Table 9 The closed HTWU itemsets after adding transaction T₅ in Table 1

Full size table

3.2 The Algorithm HUIStream⁻

In this subsection, we describe how HUIStream finds the closed twu itemsets which need to be updated and all the HTWU itemsets after deleting a transaction. The itemsets need to be updated after deleting a transaction are the subsets of T_DEL, since the twu of the subsets of T_DEL would be decreased after deleting the transaction. Therefore, the closed twu itemsets which need to be updated can be obtained by performing the intersections on T_DEL and all the closed twu itemsets before deleting transaction T_DEL. In order to avoid that the intersection is empty, HUIStream only performs the intersections on T_DEL and the closed twu itemsets with Cids in SET({T_DEL}) according to expression (5) after deleting transaction TDEL. The closed twu itemsets which need to be updated after deleting a transaction are recorded in a table Temp_DEL, which includes the two fields: DItemset records the closed twu itemset X which needs to be updated; C1 records the Cid of X before deleting the transaction; C2 records the information which can be used to determine if X is still a closed twu itemset after deleting the transaction. Because a deleted transaction T_DEL is a closed twu itemset before the deletion [20], HUIStream firstly puts T_DEL in the first record of Temp_DEL, and sets the corresponding C1 and C2 to be 0.

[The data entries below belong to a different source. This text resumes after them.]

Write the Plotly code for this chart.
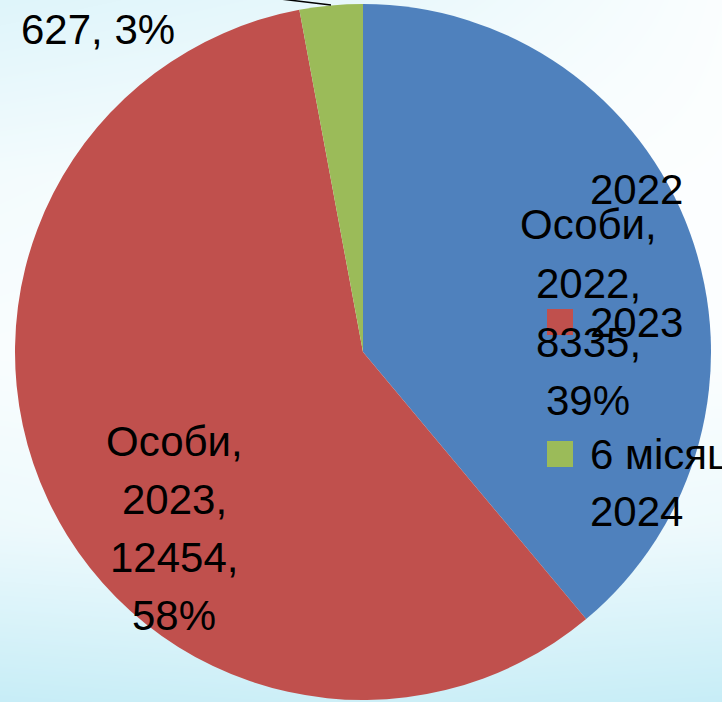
import plotly.graph_objects as go

# ---- data ----
series_name = "Особи"
categories = ["2022", "2023", "6 місяців 2024"]
legend_labels = ["2022", "2023", "6 місяців<br>2024"]
values = [8335, 12454, 627]
colors = ["#4F81BD", "#C0504D", "#9BBB59"]

W, H = 722, 702
total = sum(values)
pcts = [round(v / total * 100) for v in values]

def px(x):
    return x / W

def py(y):
    return (H - y) / H

fig = go.Figure()

# background gradient (decorative)
bg_x = [0, 0.5, 1]
bg_y = [0, 0.25, 0.5, 0.75, 1]
bg_z = [
    [0.95, 0.85, 0.95],
    [0.30, 0.20, 0.30],
    [0.10, 0.05, 0.05],
    [0.20, 0.10, 0.05],
    [0.55, 0.40, 0.08],
]
fig.add_trace(go.Heatmap(
    x=bg_x, y=bg_y, z=bg_z, zsmooth="best", showscale=False, hoverinfo="skip",
    colorscale=[[0, "#ffffff"], [1, "#c4ecf6"]], zmin=0, zmax=1,
))

fig.add_trace(go.Pie(
    labels=categories, values=values, sort=False, direction="clockwise", rotation=0,
    marker=dict(colors=colors, line=dict(width=0)),
    textinfo="none", showlegend=False, hoverinfo="label+value+percent",
    domain=dict(x=[px(14), px(712)], y=[py(700), py(4)]),
))

font = dict(family="Liberation Sans, Arial, sans-serif", size=42, color="#000000")
annotations = []

def add_lines(lines, xc, ys, align="center", xanchor="center"):
    for t, y in zip(lines, ys):
        annotations.append(dict(
            text=t, x=px(xc), y=py(y), xref="paper", yref="paper",
            xanchor=xanchor, yanchor="middle", showarrow=False, font=font, align=align,
        ))

# data labels
add_lines([f"{series_name},", f"{categories[0]},", f"{values[0]},", f"{pcts[0]}%"], 588, [225, 283, 342, 400])
add_lines([f"{series_name},", f"{categories[1]},", f"{values[1]},", f"{pcts[1]}%"], 174, [441, 499, 557, 615])
add_lines([f"{values[2]}, {pcts[2]}%"], 98, [30])

# legend (manual, overlapping as in the reference)
shapes = []
leg_y = [190, 322, 454]
for lab, col, yc in zip(legend_labels, colors, leg_y):
    shapes.append(dict(type="rect", xref="paper", yref="paper",
                       x0=px(547), x1=px(573), y0=py(yc + 13), y1=py(yc - 13),
                       fillcolor=col, line=dict(width=0)))
    parts = lab.split("<br>")
    add_lines(parts, 588, [yc + 58 * i for i in range(len(parts))], align="left", xanchor="left")

# leader line for the small slice label
shapes.append(dict(type="line", xref="paper", yref="paper",
                   x0=px(272), y0=py(-2), x1=px(331), y1=py(5),
                   line=dict(color="#000000", width=1.5)))

fig.update_layout(
    width=W, height=H,
    margin=dict(l=0, r=0, t=0, b=0),
    paper_bgcolor="#ffffff", plot_bgcolor="#ffffff",
    xaxis=dict(visible=False, range=[0, 1], domain=[0, 1], fixedrange=True),
    yaxis=dict(visible=False, range=[0, 1], domain=[0, 1], fixedrange=True),
    annotations=annotations, shapes=shapes, showlegend=False,
)

fig.write_html(
    "out.html",
    config={"displayModeBar": False},
    post_script="document.body.style.margin='0';document.body.style.overflow='hidden';",
)
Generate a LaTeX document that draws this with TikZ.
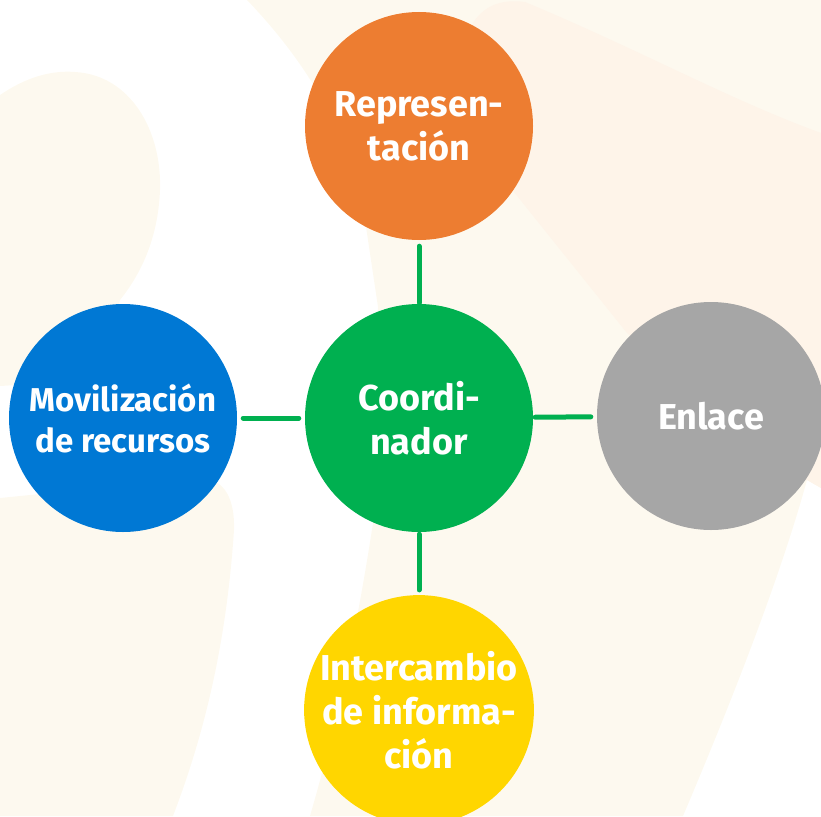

Because the intersection of T_DEL and different closed twu itemsets S may obtain the same itemset X, the field C1 in Temp_DEL records the Cid p of the closed twu itemset with the largest twu among all the closed twu itemsets in S. Cid p is the Cid of itemset X, since itemset X is a closed itemset before deleting the transaction T_DEL. Because itemset X may not be a closed twu itemset after deleting the transaction, the field C2 in Temp_DEL records the Cid q of the closed twu itemset with the largest twu among all the closed twu itemsets in S except the closed twu itemset with Cid p. If the twu of Cid q is equal to the twu of Cid p minus the tu of T_DEL, which means that the itemset with Cid q has the same twu as X, then X is not a closed twu itemset any more after deleting the transaction. HUIStream updates the content of the Closed Table according to the Table Temp_DEL.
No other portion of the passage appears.